I agree this probably isn't a program for everybody. Cuba specializes in diseases and conditions that concern developing countries, not the industrialized world. I was wrong when I said I thought Bush cancelled the program - I remembered he had attempted to do so, but there was a great deal of criticism and this student exemption was permitted.


I did fine. My parent's dual income was less than 50,000. I got a forty thousand dollar scholarship but I also easily borrowed the 50 k a year that I needed. Still paying it off of course:mrgreen: But that was over 13 years ago so can't imagine how much it is with cost of living. Residency paid less than minimum wage. I made $28,000 a year working 100 plus hours a week. By the end of residency I owed even more borrowing for a car ( I rode a bike most of med school and did my clerkships in south central Los Angles, New Haven Connecticut etc, where I lived at the hospital or took mass transit).
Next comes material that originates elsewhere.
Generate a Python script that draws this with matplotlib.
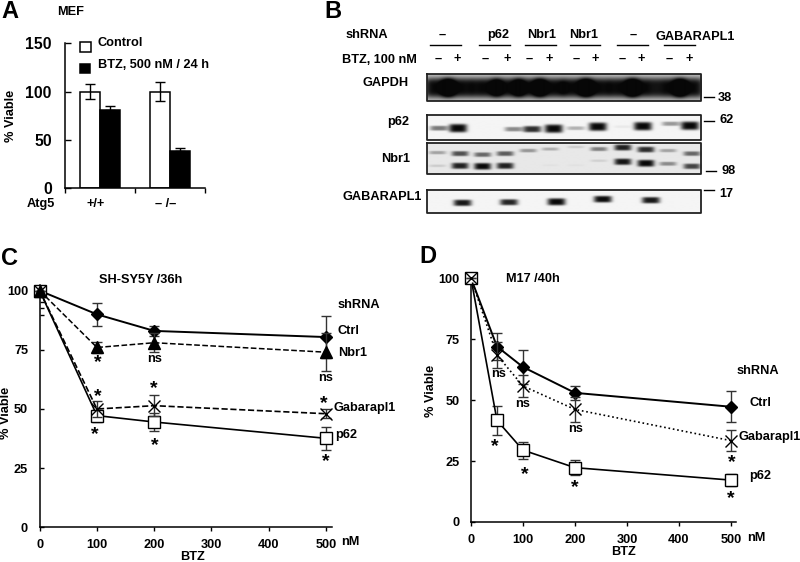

So I owed over $100,000 and had maxed out my credit cards ( at 28,000 a year before taxes living in atlanta is not cheap) which i used sometimes to pay my car payments!) Almost joined the NHS but then I met my husband here and oh well, the loan burden was worth shouldering so I could live with my husband.

My junior partner had served in west virginia for 3 years to pay off his loans from duke university, he comes from a single mother household making less than 30,000 a year. Duke gave him the 70,000 a year he needed in loans no problem.